* _TASK DESCRIPTION_
Every entry should be repeated exactly. Omit the pictures.

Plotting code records
[Start]

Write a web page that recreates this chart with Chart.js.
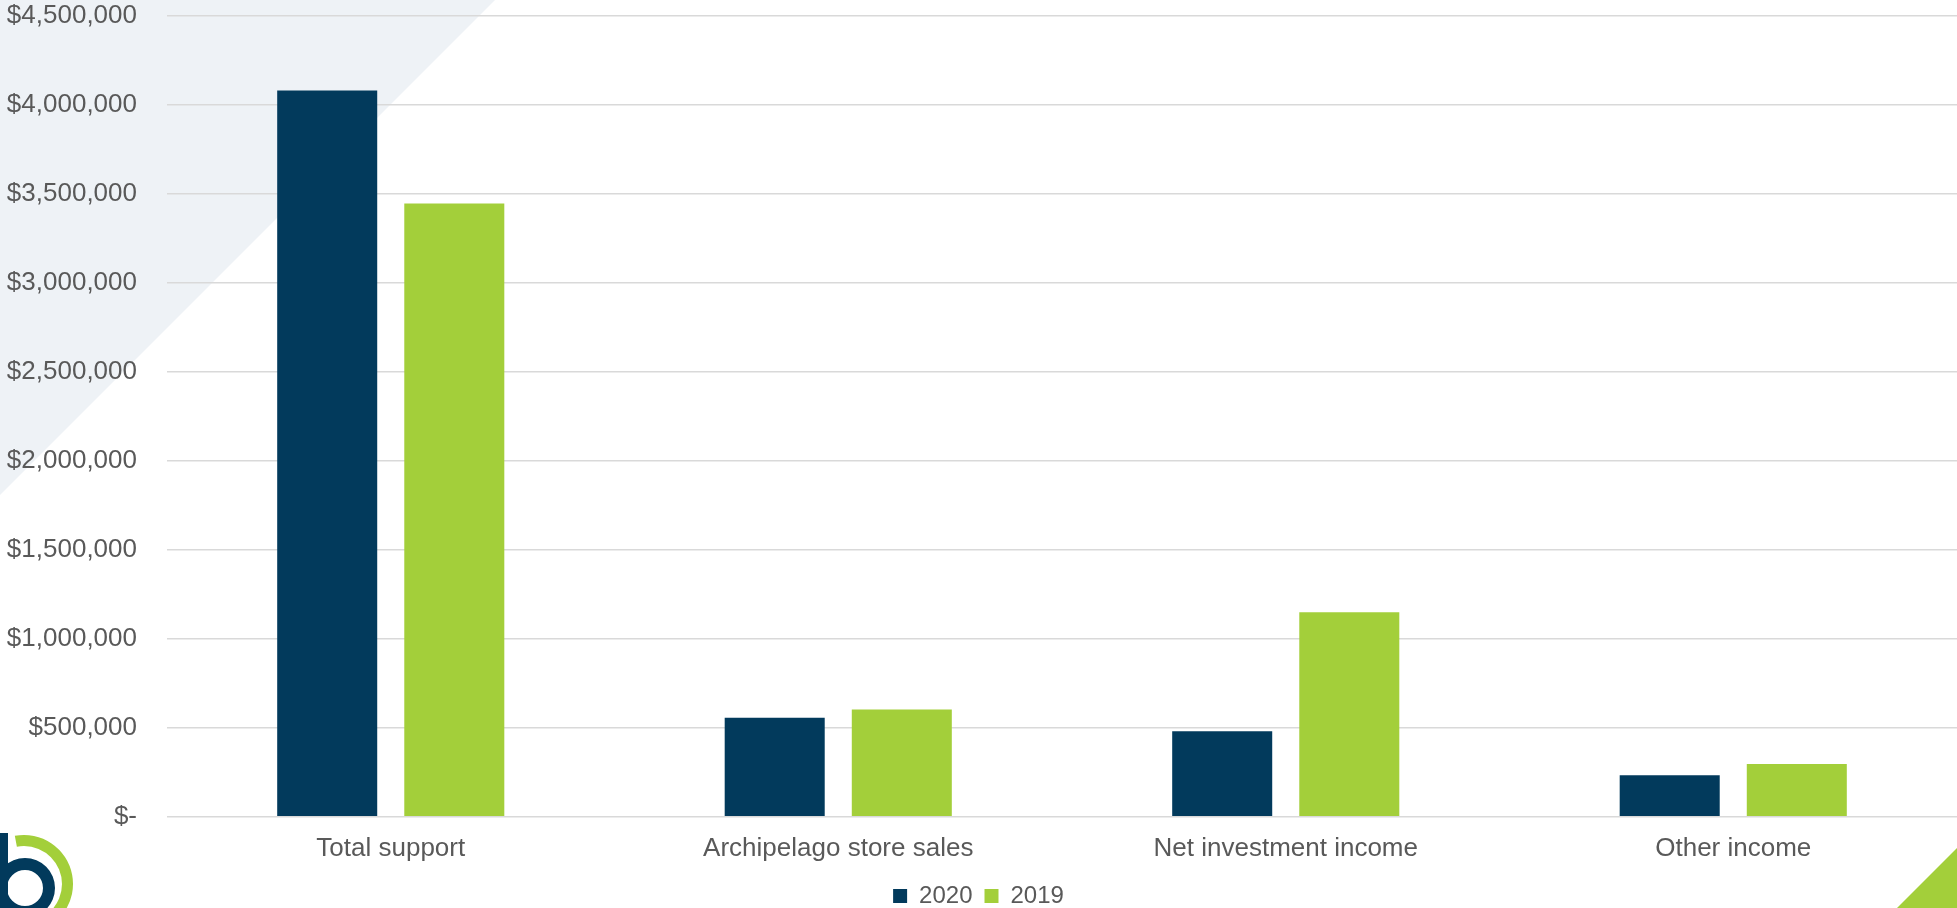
<!DOCTYPE html>
<html>
<head>
  <title>Revenue 2020 vs 2019</title>
  <script src="https://cdn.jsdelivr.net/npm/chart.js"></script>
  <style>
    html, body {
      margin: 0;
      padding: 0;
      background: #fff;
    }
    #wrap {
      position: relative;
      width: 1957px;
      height: 908px;
    }
  </style>
</head>
<body>
  <div id="wrap"><canvas id="revenueChart"></canvas></div>

  <script>
    var categories = ["Total support", "Archipelago store sales", "Net investment income", "Other income"];
    var values2020 = [4080000, 557000, 480000, 234000];
    var values2019 = [3444000, 602000, 1149000, 296000];
    var seriesNames = ["2020", "2019"];
    var yMax = 4500000;
    var yStep = 500000;

    var navy = "#023a5c";
    var green = "#a3cf3a";
    var textGray = "#595959";

    // slide decoration: pale triangle, green corner and the little logo
    var backdrop = {
      id: "backdrop",
      beforeDraw: function(chart) {
        var c = chart.ctx;
        var w = chart.width, h = chart.height;
        c.save();
        c.fillStyle = "#ffffff";
        c.fillRect(0, 0, w, h);

        c.fillStyle = "#eef2f6";
        c.beginPath();
        c.moveTo(0, 0);
        c.lineTo(495, 0);
        c.lineTo(0, 495);
        c.closePath();
        c.fill();

        c.fillStyle = green;
        c.beginPath();
        c.moveTo(w - 60, h);
        c.lineTo(w, h - 60);
        c.lineTo(w, h);
        c.closePath();
        c.fill();

        // logo "b"
        c.fillStyle = green;
        c.beginPath();
        c.arc(24, 884, 49, -Math.PI * 0.56, Math.PI * 0.5);
        c.arc(24, 884, 38, Math.PI * 0.5, -Math.PI * 0.56, true);
        c.closePath();
        c.fill();

        c.fillStyle = navy;
        c.beginPath();
        c.arc(25, 888, 30, 0, Math.PI * 2);
        c.arc(25, 888, 18, 0, Math.PI * 2, true);
        c.fill("evenodd");
        c.fillRect(0, 833, 8, 75);
        c.restore();
      }
    };

    var ctx = document.getElementById("revenueChart").getContext("2d");

    new Chart(ctx, {
      type: "bar",
      data: {
        labels: categories,
        datasets: [{
          label: seriesNames[0],
          data: values2020,
          backgroundColor: navy,
          categoryPercentage: 0.568,
          barPercentage: 0.787
        }, {
          label: seriesNames[1],
          data: values2019,
          backgroundColor: green,
          categoryPercentage: 0.568,
          barPercentage: 0.787
        }]
      },
      options: {
        responsive: true,
        maintainAspectRatio: false,
        animation: false,
        layout: {
          padding: { top: 0, right: 0, bottom: -10, left: 0 }
        },
        plugins: {
          legend: {
            position: "bottom",
            labels: {
              boxWidth: 14,
              boxHeight: 14,
              padding: 12,
              color: textGray,
              font: { family: "'Liberation Sans', Arial, sans-serif", size: 24 }
            }
          },
          tooltip: { enabled: false }
        },
        scales: {
          x: {
            grid: { display: false },
            border: { display: false },
            ticks: {
              color: textGray,
              padding: 8,
              font: { family: "'Liberation Sans', Arial, sans-serif", size: 26 }
            }
          },
          y: {
            min: 0,
            max: yMax,
            border: { display: false },
            grid: {
              color: "#d9d9d9",
              lineWidth: 1.5,
              tickLength: 30,
              tickColor: "rgba(0,0,0,0)"
            },
            ticks: {
              stepSize: yStep,
              padding: 0,
              color: textGray,
              font: { family: "'Liberation Sans', Arial, sans-serif", size: 26 },
              callback: function(value) {
                if (value === 0) return "$-";
                return "$" + value.toLocaleString("en-US");
              }
            },
            afterFit: function(scale) {
              scale.width = 167;
            }
          }
        }
      },
      plugins: [backdrop]
    });
  </script>
</body>
</html>
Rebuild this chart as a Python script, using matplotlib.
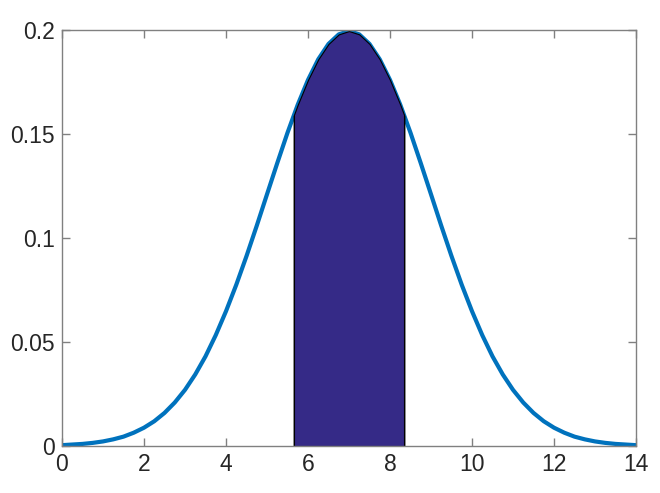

[End]

* _TASK OUTPUT_
Write a web page that recreates this chart with Chart.js.
<!DOCTYPE html>
<html>
<head>
  <title>Revenue 2020 vs 2019</title>
  <script src="https://cdn.jsdelivr.net/npm/chart.js"></script>
  <style>
    html, body {
      margin: 0;
      padding: 0;
      background: #fff;
    }
    #wrap {
      position: relative;
      width: 1957px;
      height: 908px;
    }
  </style>
</head>
<body>
  <div id="wrap"><canvas id="revenueChart"></canvas></div>

  <script>
    var categories = ["Total support", "Archipelago store sales", "Net investment income", "Other income"];
    var values2020 = [4080000, 557000, 480000, 234000];
    var values2019 = [3444000, 602000, 1149000, 296000];
    var seriesNames = ["2020", "2019"];
    var yMax = 4500000;
    var yStep = 500000;

    var navy = "#023a5c";
    var green = "#a3cf3a";
    var textGray = "#595959";

    // slide decoration: pale triangle, green corner and the little logo
    var backdrop = {
      id: "backdrop",
      beforeDraw: function(chart) {
        var c = chart.ctx;
        var w = chart.width, h = chart.height;
        c.save();
        c.fillStyle = "#ffffff";
        c.fillRect(0, 0, w, h);

        c.fillStyle = "#eef2f6";
        c.beginPath();
        c.moveTo(0, 0);
        c.lineTo(495, 0);
        c.lineTo(0, 495);
        c.closePath();
        c.fill();

        c.fillStyle = green;
        c.beginPath();
        c.moveTo(w - 60, h);
        c.lineTo(w, h - 60);
        c.lineTo(w, h);
        c.closePath();
        c.fill();

        // logo "b"
        c.fillStyle = green;
        c.beginPath();
        c.arc(24, 884, 49, -Math.PI * 0.56, Math.PI * 0.5);
        c.arc(24, 884, 38, Math.PI * 0.5, -Math.PI * 0.56, true);
        c.closePath();
        c.fill();

        c.fillStyle = navy;
        c.beginPath();
        c.arc(25, 888, 30, 0, Math.PI * 2);
        c.arc(25, 888, 18, 0, Math.PI * 2, true);
        c.fill("evenodd");
        c.fillRect(0, 833, 8, 75);
        c.restore();
      }
    };

    var ctx = document.getElementById("revenueChart").getContext("2d");

    new Chart(ctx, {
      type: "bar",
      data: {
        labels: categories,
        datasets: [{
          label: seriesNames[0],
          data: values2020,
          backgroundColor: navy,
          categoryPercentage: 0.568,
          barPercentage: 0.787
        }, {
          label: seriesNames[1],
          data: values2019,
          backgroundColor: green,
          categoryPercentage: 0.568,
          barPercentage: 0.787
        }]
      },
      options: {
        responsive: true,
        maintainAspectRatio: false,
        animation: false,
        layout: {
          padding: { top: 0, right: 0, bottom: -10, left: 0 }
        },
        plugins: {
          legend: {
            position: "bottom",
            labels: {
              boxWidth: 14,
              boxHeight: 14,
              padding: 12,
              color: textGray,
              font: { family: "'Liberation Sans', Arial, sans-serif", size: 24 }
            }
          },
          tooltip: { enabled: false }
        },
        scales: {
          x: {
            grid: { display: false },
            border: { display: false },
            ticks: {
              color: textGray,
              padding: 8,
              font: { family: "'Liberation Sans', Arial, sans-serif", size: 26 }
            }
          },
          y: {
            min: 0,
            max: yMax,
            border: { display: false },
            grid: {
              color: "#d9d9d9",
              lineWidth: 1.5,
              tickLength: 30,
              tickColor: "rgba(0,0,0,0)"
            },
            ticks: {
              stepSize: yStep,
              padding: 0,
              color: textGray,
              font: { family: "'Liberation Sans', Arial, sans-serif", size: 26 },
              callback: function(value) {
                if (value === 0) return "$-";
                return "$" + value.toLocaleString("en-US");
              }
            },
            afterFit: function(scale) {
              scale.width = 167;
            }
          }
        }
      },
      plugins: [backdrop]
    });
  </script>
</body>
</html>
Rebuild this chart as a Python script, using matplotlib.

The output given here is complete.